What you should do | Find the lines holding the string "with" in the data, then copy all of them.

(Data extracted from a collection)
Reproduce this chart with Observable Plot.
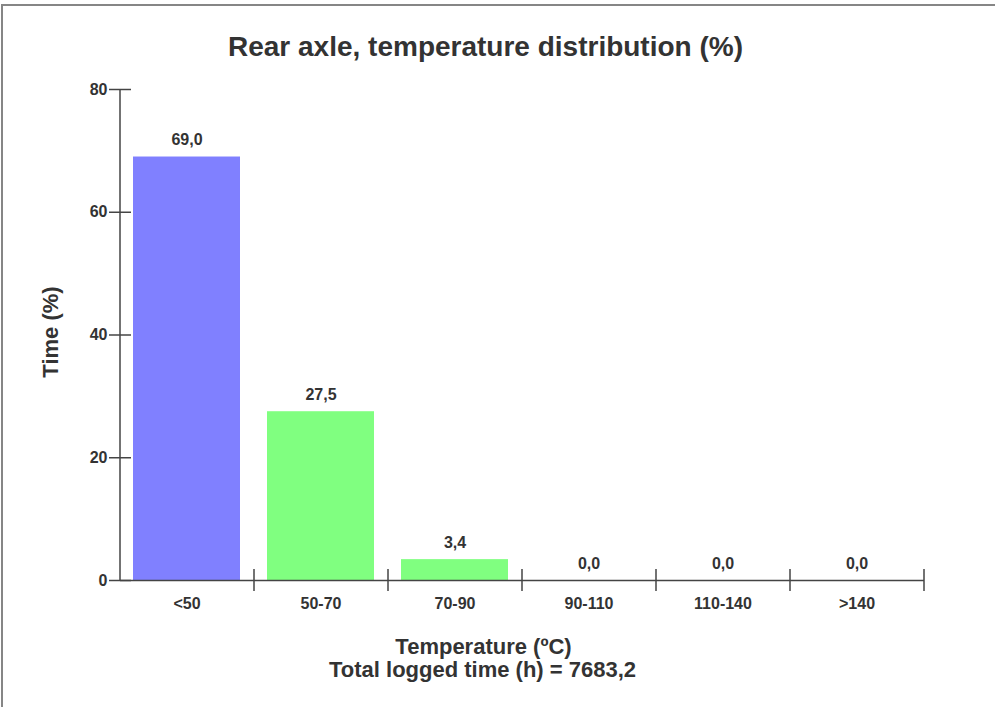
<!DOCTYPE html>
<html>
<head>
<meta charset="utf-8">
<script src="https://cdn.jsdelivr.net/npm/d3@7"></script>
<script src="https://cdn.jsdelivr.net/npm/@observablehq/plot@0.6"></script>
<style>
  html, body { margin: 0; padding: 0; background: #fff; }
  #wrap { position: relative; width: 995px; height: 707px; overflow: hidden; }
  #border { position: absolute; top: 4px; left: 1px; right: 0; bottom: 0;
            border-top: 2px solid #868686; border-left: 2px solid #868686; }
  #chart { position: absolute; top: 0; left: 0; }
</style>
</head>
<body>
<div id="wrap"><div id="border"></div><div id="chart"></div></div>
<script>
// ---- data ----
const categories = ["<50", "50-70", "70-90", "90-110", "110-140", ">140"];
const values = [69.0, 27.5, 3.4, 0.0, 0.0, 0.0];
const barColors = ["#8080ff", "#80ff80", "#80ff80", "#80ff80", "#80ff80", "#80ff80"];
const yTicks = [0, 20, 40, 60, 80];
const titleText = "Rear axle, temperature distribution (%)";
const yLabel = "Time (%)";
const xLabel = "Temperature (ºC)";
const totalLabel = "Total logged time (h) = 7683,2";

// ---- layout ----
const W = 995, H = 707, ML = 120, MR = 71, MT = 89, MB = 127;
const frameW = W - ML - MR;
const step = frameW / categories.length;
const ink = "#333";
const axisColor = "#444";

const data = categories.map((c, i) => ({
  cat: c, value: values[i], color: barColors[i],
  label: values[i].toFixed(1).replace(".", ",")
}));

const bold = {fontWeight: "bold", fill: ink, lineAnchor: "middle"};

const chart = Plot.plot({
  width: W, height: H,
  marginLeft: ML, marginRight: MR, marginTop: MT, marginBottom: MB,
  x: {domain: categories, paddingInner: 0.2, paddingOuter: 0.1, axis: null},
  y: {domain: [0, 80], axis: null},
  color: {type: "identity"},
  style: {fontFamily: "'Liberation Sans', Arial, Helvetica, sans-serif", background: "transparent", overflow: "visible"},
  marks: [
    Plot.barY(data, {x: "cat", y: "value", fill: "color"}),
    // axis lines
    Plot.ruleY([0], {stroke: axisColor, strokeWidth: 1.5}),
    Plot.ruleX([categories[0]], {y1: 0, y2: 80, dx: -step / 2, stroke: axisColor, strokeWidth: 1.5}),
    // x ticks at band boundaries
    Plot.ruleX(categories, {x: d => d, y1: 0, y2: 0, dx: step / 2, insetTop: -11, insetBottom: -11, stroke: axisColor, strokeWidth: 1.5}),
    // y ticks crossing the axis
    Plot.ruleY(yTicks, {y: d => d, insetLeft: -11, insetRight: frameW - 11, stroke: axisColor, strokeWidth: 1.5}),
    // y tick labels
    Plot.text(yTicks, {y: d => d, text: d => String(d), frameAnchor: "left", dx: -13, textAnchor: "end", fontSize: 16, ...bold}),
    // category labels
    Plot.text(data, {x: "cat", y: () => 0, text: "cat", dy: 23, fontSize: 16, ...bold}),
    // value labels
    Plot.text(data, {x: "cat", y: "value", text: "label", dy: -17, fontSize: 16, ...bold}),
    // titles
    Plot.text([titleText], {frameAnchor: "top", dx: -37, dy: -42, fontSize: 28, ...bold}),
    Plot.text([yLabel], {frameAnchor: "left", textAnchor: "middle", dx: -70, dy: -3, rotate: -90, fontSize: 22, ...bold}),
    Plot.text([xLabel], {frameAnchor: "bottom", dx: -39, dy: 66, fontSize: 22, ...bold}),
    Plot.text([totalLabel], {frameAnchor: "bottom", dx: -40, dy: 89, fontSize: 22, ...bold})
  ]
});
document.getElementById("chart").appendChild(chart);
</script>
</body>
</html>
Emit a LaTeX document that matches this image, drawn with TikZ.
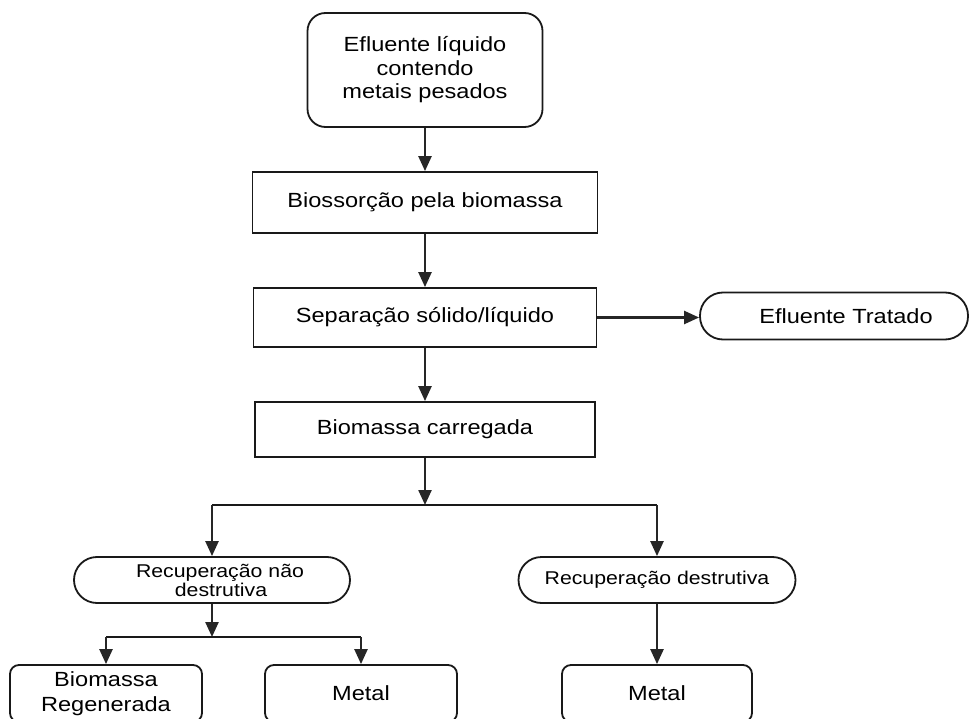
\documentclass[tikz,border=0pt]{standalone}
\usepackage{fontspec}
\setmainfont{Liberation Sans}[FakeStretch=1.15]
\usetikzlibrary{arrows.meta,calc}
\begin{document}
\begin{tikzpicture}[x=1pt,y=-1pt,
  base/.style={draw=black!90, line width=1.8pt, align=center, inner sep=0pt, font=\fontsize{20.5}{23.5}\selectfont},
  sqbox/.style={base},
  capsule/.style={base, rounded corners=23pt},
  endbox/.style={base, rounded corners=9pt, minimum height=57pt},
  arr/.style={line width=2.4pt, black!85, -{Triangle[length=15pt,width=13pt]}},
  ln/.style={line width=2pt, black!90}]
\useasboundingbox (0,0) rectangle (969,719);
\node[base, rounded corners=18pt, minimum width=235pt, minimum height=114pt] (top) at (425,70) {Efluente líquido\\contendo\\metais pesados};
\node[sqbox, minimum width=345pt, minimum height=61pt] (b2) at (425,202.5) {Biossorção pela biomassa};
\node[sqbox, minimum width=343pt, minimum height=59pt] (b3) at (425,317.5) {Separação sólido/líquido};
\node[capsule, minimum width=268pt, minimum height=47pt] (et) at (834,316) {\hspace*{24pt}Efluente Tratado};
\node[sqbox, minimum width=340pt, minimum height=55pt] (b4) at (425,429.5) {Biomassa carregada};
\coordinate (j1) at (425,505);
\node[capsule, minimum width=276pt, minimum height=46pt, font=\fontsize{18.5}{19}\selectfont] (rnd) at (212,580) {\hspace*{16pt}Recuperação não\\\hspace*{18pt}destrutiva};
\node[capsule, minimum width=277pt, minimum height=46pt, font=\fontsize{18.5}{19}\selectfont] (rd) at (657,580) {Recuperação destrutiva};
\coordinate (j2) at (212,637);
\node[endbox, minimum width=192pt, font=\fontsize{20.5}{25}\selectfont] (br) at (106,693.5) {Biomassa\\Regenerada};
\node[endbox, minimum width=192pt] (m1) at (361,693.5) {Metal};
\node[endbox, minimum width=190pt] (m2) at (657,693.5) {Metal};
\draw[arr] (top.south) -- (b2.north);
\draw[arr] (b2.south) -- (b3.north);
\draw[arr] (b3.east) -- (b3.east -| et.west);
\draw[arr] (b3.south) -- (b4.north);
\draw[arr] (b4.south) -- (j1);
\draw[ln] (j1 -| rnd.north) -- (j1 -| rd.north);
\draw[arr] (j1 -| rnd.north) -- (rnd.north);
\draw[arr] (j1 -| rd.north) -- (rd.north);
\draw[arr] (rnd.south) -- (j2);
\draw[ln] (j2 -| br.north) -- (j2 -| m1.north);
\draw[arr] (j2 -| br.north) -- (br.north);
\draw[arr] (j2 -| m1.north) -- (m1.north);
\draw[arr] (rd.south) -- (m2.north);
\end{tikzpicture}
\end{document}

Task solution |
Reproduce this chart with Observable Plot.
Emit a LaTeX document that matches this image, drawn with TikZ.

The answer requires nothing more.